▶ **What to do**:
Please output the data below exactly as given, starting at its first line and stopping after the line that contains "(0,0) rectangle (462,-514);".

_____

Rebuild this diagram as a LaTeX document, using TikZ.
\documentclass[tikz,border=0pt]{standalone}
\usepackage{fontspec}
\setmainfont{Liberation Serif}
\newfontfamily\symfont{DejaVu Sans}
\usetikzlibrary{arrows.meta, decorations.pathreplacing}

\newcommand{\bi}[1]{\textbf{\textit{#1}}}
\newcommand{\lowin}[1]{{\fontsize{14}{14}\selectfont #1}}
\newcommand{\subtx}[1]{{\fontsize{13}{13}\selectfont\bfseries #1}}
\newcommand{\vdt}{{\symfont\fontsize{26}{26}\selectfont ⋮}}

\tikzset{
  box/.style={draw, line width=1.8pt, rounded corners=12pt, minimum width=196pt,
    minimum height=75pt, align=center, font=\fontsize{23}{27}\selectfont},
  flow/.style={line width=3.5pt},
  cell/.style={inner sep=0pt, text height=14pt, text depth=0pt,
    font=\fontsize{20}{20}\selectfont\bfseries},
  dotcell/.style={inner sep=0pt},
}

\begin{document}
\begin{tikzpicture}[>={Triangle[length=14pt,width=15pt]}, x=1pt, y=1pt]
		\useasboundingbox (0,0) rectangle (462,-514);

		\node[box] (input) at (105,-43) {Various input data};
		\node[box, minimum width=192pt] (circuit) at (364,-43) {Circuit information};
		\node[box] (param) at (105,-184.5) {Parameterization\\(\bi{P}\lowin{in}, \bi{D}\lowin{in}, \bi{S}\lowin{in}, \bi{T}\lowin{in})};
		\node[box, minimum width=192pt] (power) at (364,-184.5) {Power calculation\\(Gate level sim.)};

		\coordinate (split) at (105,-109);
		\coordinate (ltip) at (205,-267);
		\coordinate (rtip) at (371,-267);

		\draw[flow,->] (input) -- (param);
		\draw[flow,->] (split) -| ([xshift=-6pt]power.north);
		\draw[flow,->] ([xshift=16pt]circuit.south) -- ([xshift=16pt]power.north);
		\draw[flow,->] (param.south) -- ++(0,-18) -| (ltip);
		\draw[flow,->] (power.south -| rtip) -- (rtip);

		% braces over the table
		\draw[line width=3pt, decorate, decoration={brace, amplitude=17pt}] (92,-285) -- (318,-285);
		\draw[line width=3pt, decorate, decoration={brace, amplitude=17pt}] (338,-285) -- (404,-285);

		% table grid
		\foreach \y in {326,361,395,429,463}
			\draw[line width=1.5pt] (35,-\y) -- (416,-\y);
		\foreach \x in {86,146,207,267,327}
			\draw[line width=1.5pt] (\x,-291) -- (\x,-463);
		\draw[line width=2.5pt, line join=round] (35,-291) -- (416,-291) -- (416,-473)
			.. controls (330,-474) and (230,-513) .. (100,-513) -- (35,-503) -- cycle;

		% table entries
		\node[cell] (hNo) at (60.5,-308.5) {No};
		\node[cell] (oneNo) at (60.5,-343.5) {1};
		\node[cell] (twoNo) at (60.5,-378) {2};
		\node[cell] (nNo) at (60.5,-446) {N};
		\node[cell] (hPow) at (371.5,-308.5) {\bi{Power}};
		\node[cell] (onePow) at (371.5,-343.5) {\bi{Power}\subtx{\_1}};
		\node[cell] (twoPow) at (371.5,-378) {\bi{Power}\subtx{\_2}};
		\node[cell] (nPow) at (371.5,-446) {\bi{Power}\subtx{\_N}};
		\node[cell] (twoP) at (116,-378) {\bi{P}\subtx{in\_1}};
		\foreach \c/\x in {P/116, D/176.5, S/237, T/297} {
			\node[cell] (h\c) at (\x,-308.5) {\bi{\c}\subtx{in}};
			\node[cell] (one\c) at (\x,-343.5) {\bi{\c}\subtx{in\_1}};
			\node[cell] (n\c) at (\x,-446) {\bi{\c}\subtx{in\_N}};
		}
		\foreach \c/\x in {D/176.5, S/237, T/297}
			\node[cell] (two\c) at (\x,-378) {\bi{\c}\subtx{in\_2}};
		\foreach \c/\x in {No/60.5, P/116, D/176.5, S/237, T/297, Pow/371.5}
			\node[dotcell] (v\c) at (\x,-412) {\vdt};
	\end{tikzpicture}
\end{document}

_____

▶ **Final result**:
Rebuild this diagram as a LaTeX document, using TikZ.
\documentclass[tikz,border=0pt]{standalone}
\usepackage{fontspec}
\setmainfont{Liberation Serif}
\newfontfamily\symfont{DejaVu Sans}
\usetikzlibrary{arrows.meta, decorations.pathreplacing}

\newcommand{\bi}[1]{\textbf{\textit{#1}}}
\newcommand{\lowin}[1]{{\fontsize{14}{14}\selectfont #1}}
\newcommand{\subtx}[1]{{\fontsize{13}{13}\selectfont\bfseries #1}}
\newcommand{\vdt}{{\symfont\fontsize{26}{26}\selectfont ⋮}}

\tikzset{
  box/.style={draw, line width=1.8pt, rounded corners=12pt, minimum width=196pt,
    minimum height=75pt, align=center, font=\fontsize{23}{27}\selectfont},
  flow/.style={line width=3.5pt},
  cell/.style={inner sep=0pt, text height=14pt, text depth=0pt,
    font=\fontsize{20}{20}\selectfont\bfseries},
  dotcell/.style={inner sep=0pt},
}

\begin{document}
\begin{tikzpicture}[>={Triangle[length=14pt,width=15pt]}, x=1pt, y=1pt]
		\useasboundingbox (0,0) rectangle (462,-514);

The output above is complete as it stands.